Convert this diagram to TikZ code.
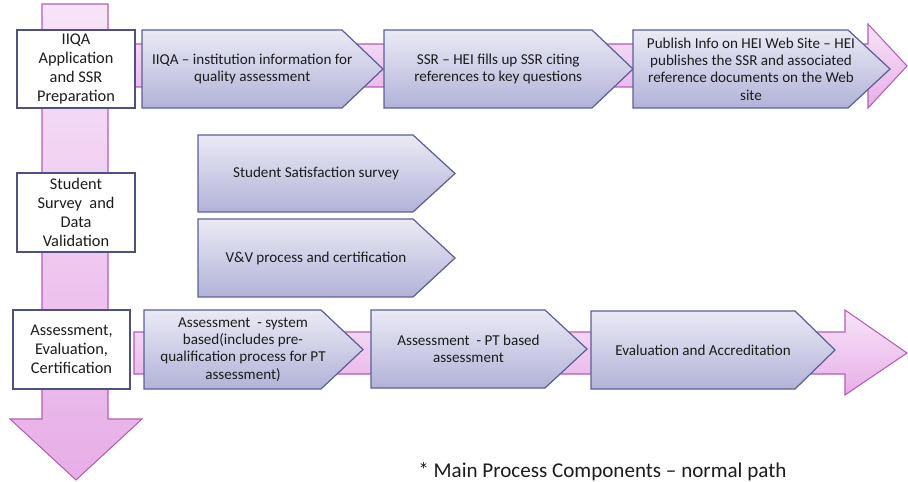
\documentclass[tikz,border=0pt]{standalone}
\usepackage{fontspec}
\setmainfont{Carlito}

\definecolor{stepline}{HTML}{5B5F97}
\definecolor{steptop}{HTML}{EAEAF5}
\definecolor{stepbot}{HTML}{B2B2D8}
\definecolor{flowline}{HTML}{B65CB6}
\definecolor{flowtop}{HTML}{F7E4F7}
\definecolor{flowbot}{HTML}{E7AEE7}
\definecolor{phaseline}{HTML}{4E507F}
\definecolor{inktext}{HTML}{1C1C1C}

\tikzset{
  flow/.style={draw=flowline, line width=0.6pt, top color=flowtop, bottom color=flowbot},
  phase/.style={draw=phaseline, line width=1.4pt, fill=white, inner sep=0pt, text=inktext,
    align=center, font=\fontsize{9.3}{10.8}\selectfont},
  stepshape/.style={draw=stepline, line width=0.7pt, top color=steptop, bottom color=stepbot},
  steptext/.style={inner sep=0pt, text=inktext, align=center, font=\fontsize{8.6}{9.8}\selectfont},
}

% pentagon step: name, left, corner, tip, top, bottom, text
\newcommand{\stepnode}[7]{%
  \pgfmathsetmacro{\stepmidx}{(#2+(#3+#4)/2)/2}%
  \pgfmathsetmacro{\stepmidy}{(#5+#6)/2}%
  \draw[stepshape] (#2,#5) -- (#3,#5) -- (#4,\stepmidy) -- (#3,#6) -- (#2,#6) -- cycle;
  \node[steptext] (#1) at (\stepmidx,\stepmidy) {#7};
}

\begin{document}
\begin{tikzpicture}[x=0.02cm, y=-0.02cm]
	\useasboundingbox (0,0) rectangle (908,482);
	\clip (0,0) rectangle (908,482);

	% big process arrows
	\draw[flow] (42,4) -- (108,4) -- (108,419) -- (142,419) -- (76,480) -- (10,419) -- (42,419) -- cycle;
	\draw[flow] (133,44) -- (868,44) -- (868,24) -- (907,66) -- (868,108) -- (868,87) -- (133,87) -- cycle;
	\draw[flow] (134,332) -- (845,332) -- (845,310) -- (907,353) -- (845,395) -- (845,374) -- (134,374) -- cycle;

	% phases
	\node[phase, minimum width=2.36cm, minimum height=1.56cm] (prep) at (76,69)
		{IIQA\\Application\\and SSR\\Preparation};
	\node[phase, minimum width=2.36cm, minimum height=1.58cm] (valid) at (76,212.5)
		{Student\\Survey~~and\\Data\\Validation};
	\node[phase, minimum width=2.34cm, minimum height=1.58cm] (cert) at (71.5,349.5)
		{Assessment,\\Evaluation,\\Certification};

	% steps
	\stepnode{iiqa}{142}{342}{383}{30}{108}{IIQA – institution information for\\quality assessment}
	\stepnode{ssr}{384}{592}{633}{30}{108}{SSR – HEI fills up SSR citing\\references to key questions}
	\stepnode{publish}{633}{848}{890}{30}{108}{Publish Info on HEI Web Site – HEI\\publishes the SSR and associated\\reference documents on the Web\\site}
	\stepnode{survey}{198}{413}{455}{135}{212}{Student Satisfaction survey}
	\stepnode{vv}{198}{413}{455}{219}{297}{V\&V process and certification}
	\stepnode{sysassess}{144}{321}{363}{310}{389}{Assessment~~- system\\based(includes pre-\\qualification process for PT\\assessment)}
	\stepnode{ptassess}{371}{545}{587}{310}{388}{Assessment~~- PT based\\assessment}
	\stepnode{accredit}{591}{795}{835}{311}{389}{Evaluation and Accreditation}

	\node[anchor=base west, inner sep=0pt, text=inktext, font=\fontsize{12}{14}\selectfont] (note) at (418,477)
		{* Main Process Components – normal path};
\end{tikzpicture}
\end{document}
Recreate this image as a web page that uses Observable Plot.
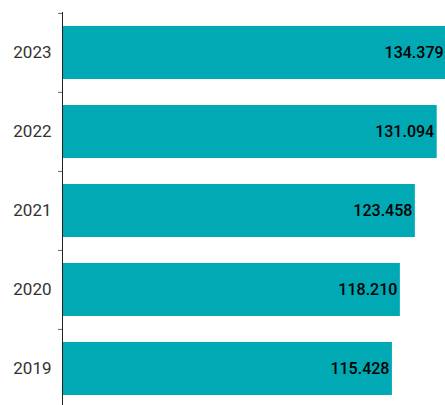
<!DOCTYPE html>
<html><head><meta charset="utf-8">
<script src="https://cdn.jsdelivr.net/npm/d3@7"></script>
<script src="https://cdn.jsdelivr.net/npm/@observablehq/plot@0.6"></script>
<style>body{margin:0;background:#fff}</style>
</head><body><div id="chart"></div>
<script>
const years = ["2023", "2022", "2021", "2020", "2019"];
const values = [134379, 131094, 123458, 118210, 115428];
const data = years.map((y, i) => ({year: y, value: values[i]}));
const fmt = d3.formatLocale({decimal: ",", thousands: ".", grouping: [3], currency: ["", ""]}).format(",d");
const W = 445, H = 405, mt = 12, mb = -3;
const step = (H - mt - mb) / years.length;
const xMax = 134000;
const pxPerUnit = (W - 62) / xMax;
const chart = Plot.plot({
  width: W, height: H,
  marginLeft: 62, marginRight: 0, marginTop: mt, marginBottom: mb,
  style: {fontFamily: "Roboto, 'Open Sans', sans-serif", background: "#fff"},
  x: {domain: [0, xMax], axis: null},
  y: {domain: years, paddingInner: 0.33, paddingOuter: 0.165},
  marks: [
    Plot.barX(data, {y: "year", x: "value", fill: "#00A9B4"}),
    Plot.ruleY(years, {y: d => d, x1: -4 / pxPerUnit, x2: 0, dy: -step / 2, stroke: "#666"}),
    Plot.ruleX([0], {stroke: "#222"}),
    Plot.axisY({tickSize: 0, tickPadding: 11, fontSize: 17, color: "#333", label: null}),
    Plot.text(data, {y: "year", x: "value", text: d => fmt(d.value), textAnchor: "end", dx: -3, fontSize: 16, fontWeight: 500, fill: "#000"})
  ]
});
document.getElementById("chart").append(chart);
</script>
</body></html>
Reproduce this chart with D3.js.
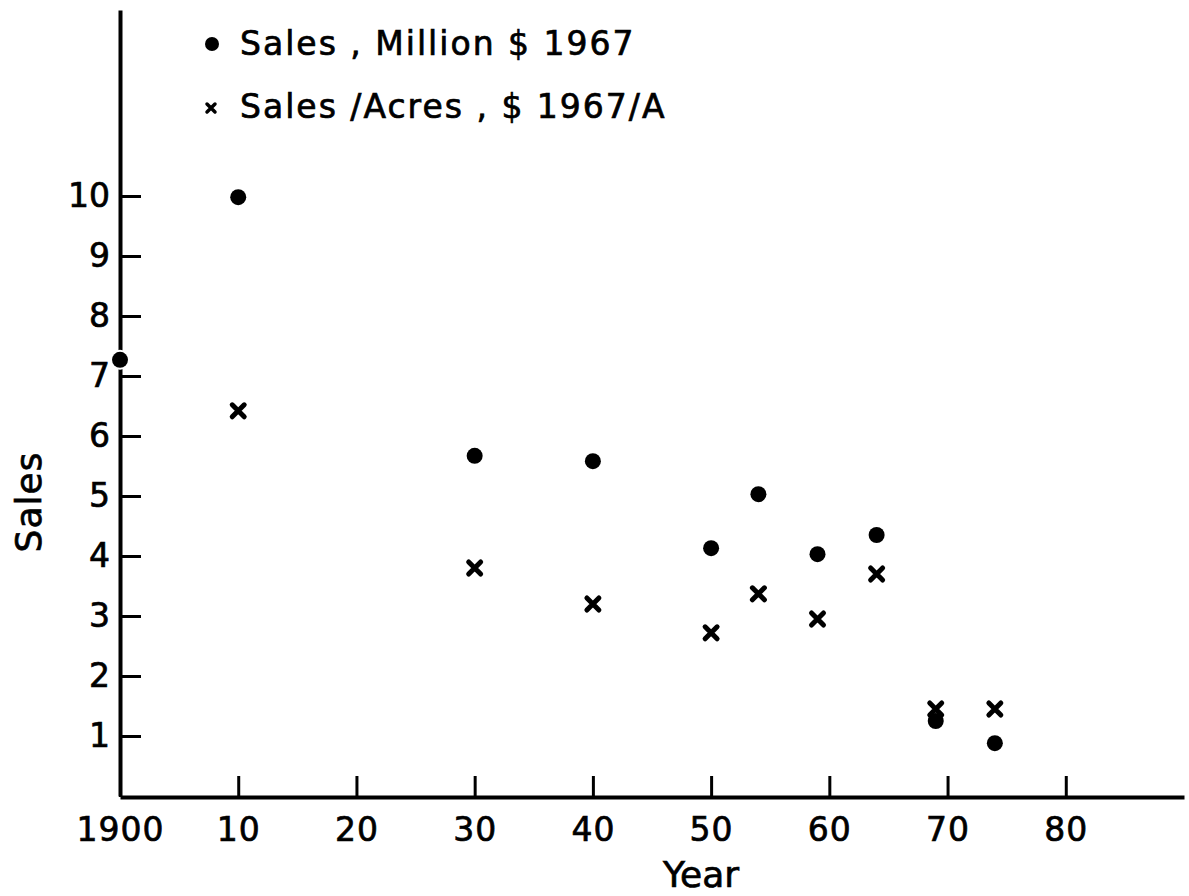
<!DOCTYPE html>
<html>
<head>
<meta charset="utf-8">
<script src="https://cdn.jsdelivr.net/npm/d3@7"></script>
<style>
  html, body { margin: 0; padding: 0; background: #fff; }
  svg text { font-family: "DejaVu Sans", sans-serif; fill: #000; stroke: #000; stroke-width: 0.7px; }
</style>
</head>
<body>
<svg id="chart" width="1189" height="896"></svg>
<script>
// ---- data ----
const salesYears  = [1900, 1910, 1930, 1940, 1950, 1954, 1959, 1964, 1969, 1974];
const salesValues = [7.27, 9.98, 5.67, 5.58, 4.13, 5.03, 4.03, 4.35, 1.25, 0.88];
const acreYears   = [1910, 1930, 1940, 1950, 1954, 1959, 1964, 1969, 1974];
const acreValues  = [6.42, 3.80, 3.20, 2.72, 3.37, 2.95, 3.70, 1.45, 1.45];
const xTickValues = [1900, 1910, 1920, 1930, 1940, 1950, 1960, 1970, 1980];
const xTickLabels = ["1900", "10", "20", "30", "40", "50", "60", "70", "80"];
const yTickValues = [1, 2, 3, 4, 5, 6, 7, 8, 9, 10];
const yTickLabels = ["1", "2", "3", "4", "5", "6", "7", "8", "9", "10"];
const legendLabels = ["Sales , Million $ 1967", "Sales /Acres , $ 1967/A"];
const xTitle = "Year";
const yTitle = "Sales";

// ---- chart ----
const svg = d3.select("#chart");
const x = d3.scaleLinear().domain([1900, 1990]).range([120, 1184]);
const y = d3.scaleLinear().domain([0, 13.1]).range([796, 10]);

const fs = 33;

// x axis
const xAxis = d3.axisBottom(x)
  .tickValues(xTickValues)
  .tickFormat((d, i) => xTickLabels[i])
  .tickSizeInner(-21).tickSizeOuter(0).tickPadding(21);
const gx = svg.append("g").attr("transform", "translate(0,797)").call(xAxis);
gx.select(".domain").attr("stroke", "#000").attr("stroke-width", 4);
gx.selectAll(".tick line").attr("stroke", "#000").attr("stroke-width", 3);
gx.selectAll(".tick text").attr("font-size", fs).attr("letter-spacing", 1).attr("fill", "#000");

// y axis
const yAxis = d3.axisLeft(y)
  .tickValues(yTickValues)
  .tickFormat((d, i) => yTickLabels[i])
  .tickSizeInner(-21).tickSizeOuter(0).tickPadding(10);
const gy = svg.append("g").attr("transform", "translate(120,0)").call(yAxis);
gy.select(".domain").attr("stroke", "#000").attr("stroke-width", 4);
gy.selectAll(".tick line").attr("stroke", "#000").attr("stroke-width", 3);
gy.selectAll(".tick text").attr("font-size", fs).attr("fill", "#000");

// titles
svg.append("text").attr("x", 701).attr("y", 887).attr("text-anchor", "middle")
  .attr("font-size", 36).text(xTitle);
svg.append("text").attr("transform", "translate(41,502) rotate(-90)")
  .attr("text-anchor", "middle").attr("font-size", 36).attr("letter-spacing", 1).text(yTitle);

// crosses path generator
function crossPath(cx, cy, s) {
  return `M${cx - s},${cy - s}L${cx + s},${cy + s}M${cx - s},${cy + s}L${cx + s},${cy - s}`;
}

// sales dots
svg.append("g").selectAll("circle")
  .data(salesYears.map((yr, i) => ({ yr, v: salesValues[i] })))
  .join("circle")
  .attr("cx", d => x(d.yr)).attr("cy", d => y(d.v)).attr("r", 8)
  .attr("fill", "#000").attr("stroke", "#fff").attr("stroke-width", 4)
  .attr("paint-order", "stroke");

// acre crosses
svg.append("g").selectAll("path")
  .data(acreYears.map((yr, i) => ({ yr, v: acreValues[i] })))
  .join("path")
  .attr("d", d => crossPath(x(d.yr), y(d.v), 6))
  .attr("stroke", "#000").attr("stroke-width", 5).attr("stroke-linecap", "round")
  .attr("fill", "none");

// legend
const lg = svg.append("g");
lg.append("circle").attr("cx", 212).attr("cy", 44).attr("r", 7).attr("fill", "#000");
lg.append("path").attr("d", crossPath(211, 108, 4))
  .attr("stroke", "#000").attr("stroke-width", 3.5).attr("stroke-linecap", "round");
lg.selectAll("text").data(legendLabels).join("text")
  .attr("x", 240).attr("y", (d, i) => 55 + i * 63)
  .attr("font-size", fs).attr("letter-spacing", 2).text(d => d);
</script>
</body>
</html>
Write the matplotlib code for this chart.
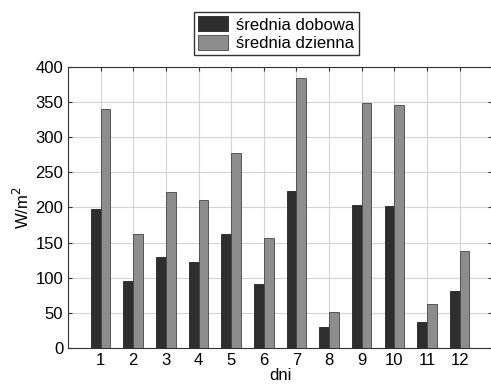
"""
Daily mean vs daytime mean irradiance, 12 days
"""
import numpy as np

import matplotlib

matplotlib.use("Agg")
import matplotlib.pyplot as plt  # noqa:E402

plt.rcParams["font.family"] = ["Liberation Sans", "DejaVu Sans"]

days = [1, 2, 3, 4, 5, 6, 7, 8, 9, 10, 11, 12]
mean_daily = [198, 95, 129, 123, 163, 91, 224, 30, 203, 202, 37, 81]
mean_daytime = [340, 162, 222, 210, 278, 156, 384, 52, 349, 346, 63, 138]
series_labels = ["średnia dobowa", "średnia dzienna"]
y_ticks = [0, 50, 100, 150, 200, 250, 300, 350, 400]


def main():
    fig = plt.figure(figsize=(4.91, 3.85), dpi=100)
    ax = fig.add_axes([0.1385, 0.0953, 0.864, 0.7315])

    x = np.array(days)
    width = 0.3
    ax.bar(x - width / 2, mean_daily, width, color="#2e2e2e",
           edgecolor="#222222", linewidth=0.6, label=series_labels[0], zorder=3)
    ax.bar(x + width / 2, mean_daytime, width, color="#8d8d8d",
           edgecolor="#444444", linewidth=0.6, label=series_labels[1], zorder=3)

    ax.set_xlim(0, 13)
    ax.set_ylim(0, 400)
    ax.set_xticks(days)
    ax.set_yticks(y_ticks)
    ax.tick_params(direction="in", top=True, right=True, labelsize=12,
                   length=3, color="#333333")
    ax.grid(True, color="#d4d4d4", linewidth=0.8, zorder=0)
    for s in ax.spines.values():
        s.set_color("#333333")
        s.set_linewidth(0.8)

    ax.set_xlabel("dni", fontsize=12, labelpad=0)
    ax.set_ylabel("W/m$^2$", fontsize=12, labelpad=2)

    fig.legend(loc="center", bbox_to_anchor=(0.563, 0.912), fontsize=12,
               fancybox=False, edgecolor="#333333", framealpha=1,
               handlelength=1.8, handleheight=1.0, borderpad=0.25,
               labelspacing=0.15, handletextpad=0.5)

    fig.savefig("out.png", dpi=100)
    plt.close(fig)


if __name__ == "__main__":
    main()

Exercise description:
Reproduce each line of the material containing the word "this".

Exercise answer:
Convert this diagram to TikZ code.
Recreate this image as a web page that uses Observable Plot.
Reproduce this chart with D3.js.
Write the matplotlib code for this chart.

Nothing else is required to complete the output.